South-Central Section - 57th Annual Meeting - 2023

Paper No. 19-2
Presentation Time: 8:20 AM

GEOPHYSICAL IMAGING AND MONITORING OF THE GROUNDWATER AQUIFER AT THE OKLAHOMA STATE UNIVERSITY GEOLOGY FIELD CAMP FACILITY NEAR CAÑON CITY, COLORADO


ISMAIL, Ahmed1, KATUMWEHE, Andrew2, MEWAFY, Farag1 and PUCKETTE, Jim3, (1)Boone Pickens School of Geology, Oklahoma State University, 105 Noble Research Center, Stillwater, OK 74078, (2)Kimbell School of Geosciences, Midwestern State University, 3410 Taft Boulevard, Wichita Falls, TX 76308, (3)Boone Pickens School of Geology, Oklahoma State University, 105 Noble Research Center, Stillwater, OK 74075

The Boone Pickens School of Geology of Oklahoma State University holds an annual summer geology field camp at the Les Huston camp facility near Cañon City, Colorado.

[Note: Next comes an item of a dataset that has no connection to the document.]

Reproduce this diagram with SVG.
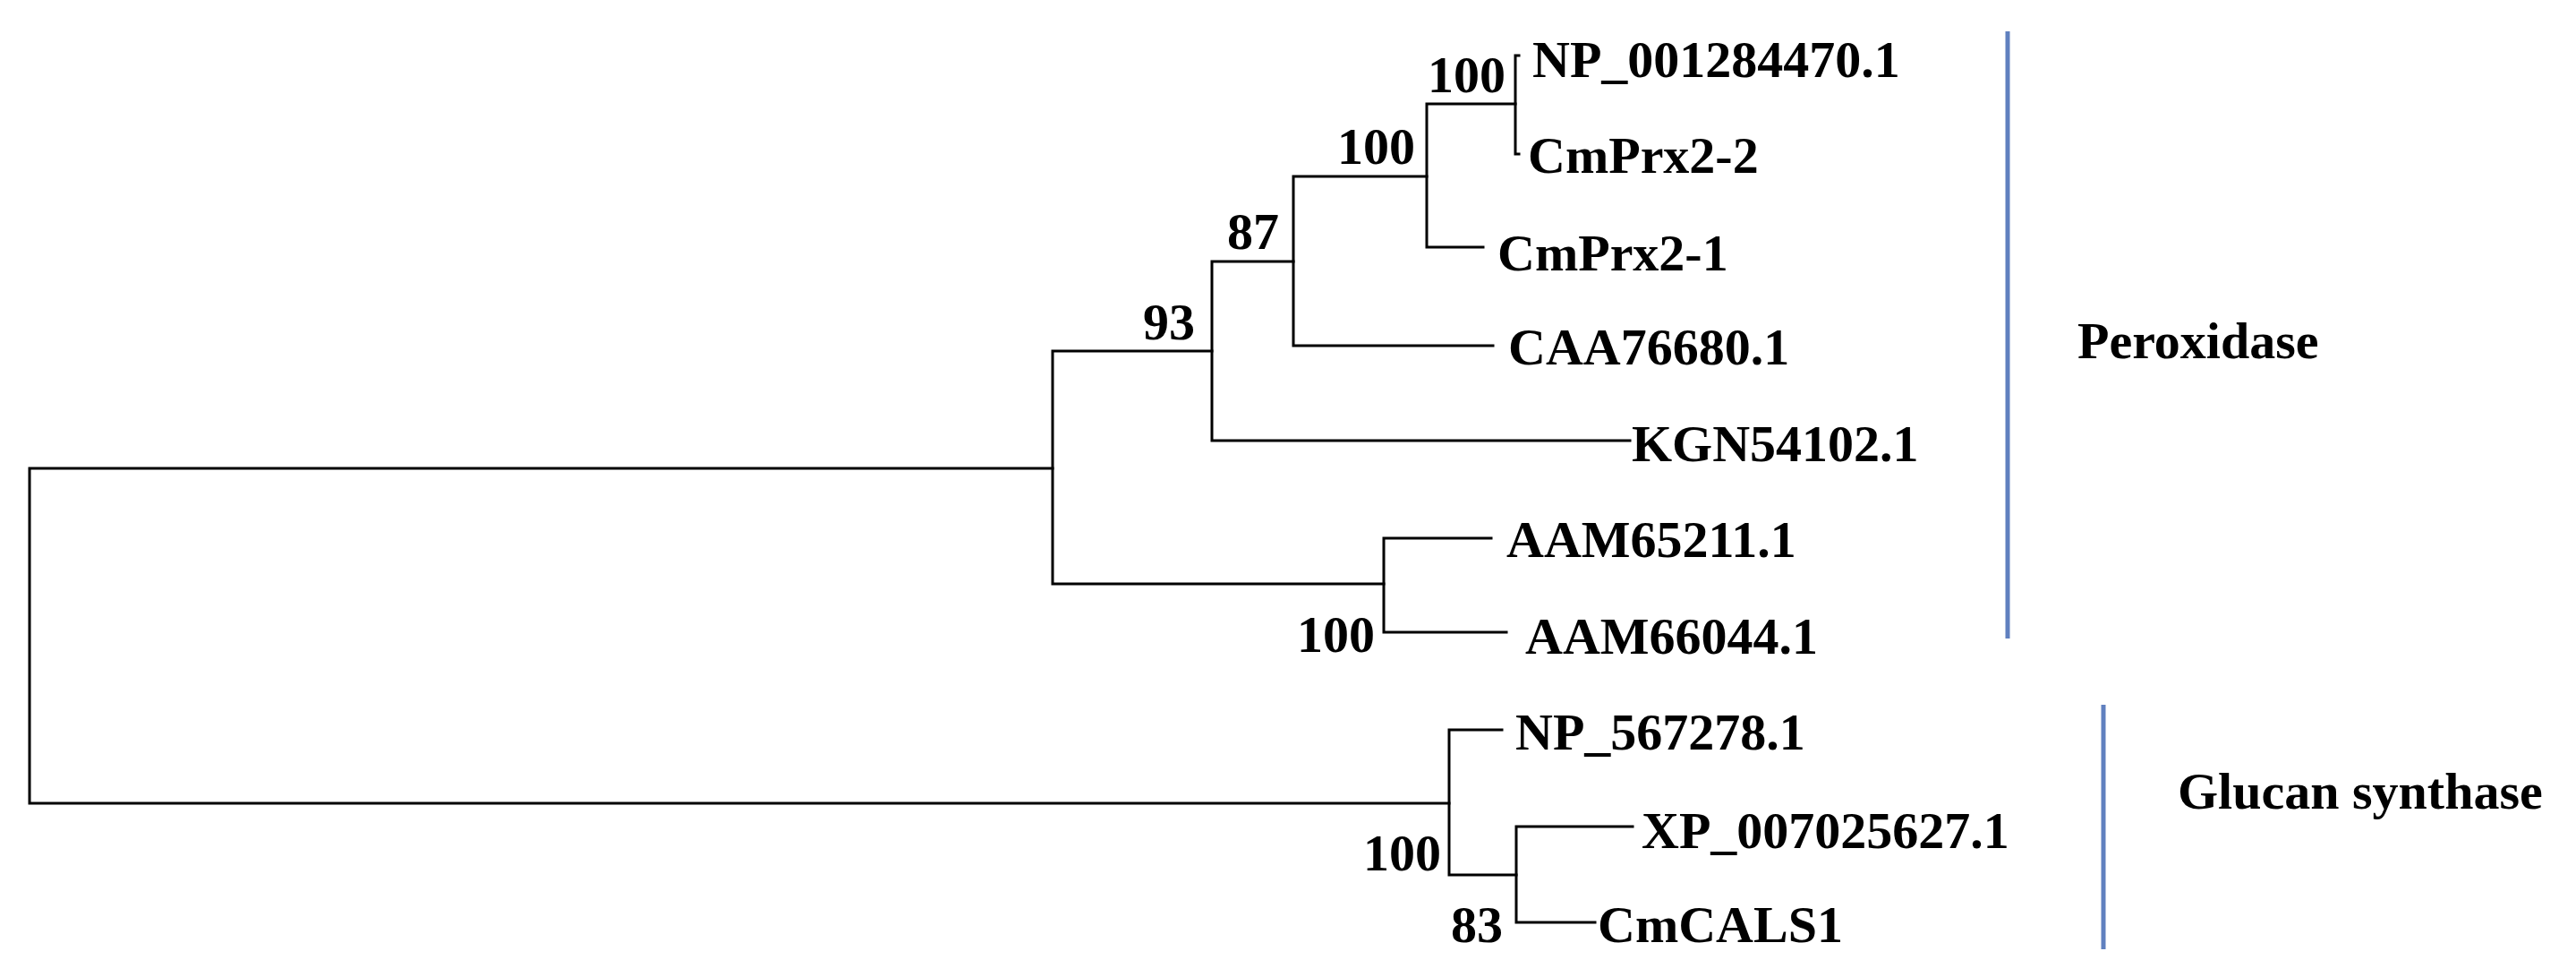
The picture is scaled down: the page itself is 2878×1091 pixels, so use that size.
<svg xmlns="http://www.w3.org/2000/svg" width="2878" height="1091" viewBox="0 0 2878 1091">
<style>
.br{stroke:#000;stroke-width:3;fill:none;stroke-linecap:square}
.bar{stroke:#6080bf;stroke-width:5;fill:none}
text{font-family:"Liberation Serif","Times New Roman",serif;font-weight:bold;font-size:58px;fill:#000}
.bs{text-anchor:end}
</style>
<rect width="2878" height="1091" fill="#fff"/>
<g id="connectors">
<path class="br" d="M33,523V897M33,523H1176M33,897H1619"/>
<path class="br" d="M1176,392V652M1176,392H1354M1176,652H1546"/>
<path class="br" d="M1354,292V492M1354,292H1445M1354,492H1821"/>
<path class="br" d="M1445,197V386M1445,197H1594M1445,386H1668"/>
<path class="br" d="M1594,116V276M1594,116H1693M1594,276H1657"/>
<path class="br" d="M1693,62V172M1693,62H1697M1693,172H1697"/>
<path class="br" d="M1546,601V706M1546,601H1666M1546,706H1683"/>
<path class="br" d="M1619,815V977M1619,815H1678M1619,977H1694"/>
<path class="br" d="M1694,923V1030M1694,923H1824M1694,1030H1782"/>
</g>
<g id="bootstrap">
<text class="bs" x="1682" y="103">100</text>
<text class="bs" x="1581" y="183">100</text>
<text class="bs" x="1429" y="278">87</text>
<text class="bs" x="1335" y="379">93</text>
<text class="bs" x="1536" y="728">100</text>
<text class="bs" x="1610" y="972">100</text>
<text class="bs" x="1679" y="1052">83</text>
</g>
<g id="leaf-NP_001284470"><text x="1712" y="86">NP_001284470.1</text></g>
<g id="leaf-CmPrx2-2"><text x="1707" y="193">CmPrx2-2</text></g>
<g id="leaf-CmPrx2-1"><text x="1673" y="302">CmPrx2-1</text></g>
<g id="leaf-CAA76680"><text x="1685" y="407">CAA76680.1</text></g>
<g id="leaf-KGN54102"><text x="1823" y="515">KGN54102.1</text></g>
<g id="leaf-AAM65211"><text x="1683" y="622">AAM65211.1</text></g>
<g id="leaf-AAM66044"><text x="1704" y="730">AAM66044.1</text></g>
<g id="leaf-NP_567278"><text x="1693" y="837">NP_567278.1</text></g>
<g id="leaf-XP_007025627"><text x="1834" y="947">XP_007025627.1</text></g>
<g id="leaf-CmCALS1"><text x="1785" y="1052">CmCALS1</text></g>
<g id="group-peroxidase">
<line class="bar" x1="2243" y1="35" x2="2243" y2="713"/>
<text x="2321" y="400">Peroxidase</text>
</g>
<g id="group-glucan">
<line class="bar" x1="2350" y1="787" x2="2350" y2="1060"/>
<text x="2433" y="903">Glucan synthase</text>
</g>
</svg>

The geophysics section of the field camp curriculum focuses on training students on the acquisition, processing and interpretation of near surface geophysical data, in particular, electrical resistivity tomography (ERT), seismic refraction, and ground penetrating radar (GPR) methods. The field camp acquired twenty 2D ERT profiles of 50 to 170m in length over five years that characterized the upper 30 m of the subsurface within the camp and adjacent properties. The seismic refraction and GPR data were acquired only for one year. The ERT profiles showed a low-resistivity layer of a variable thickness (3-15m) at varying depths below the ground surface, interpreted as the Quaternary aquifer. The top of the interpreted aquifer correlates well with the top of a relatively high seismic velocity layer along the seismic refraction profiles and with the water level in the water well at the site. The acquired GPR data did not image the top of the aquifer and exhibited gradual signal attenuation with depth. The variation in the depth of the aquifer correlates to the variation in vegetation density at the surface. Comparing the resistivity profiles acquired over the years showed a fluctuation in depth to the top of the interpreted aquifer layer of about 3.6 m. The bedrock surface shows along the ERT profiles as a high-resistivity layer at a relatively variable depth ranging from 12 to 26 m, and includes a feature identified as a potential fault. We recommend acquiring additional collocated ERT, seismic and deep GPR profiles at the site to better monitor the aquifer and trace the potential fault.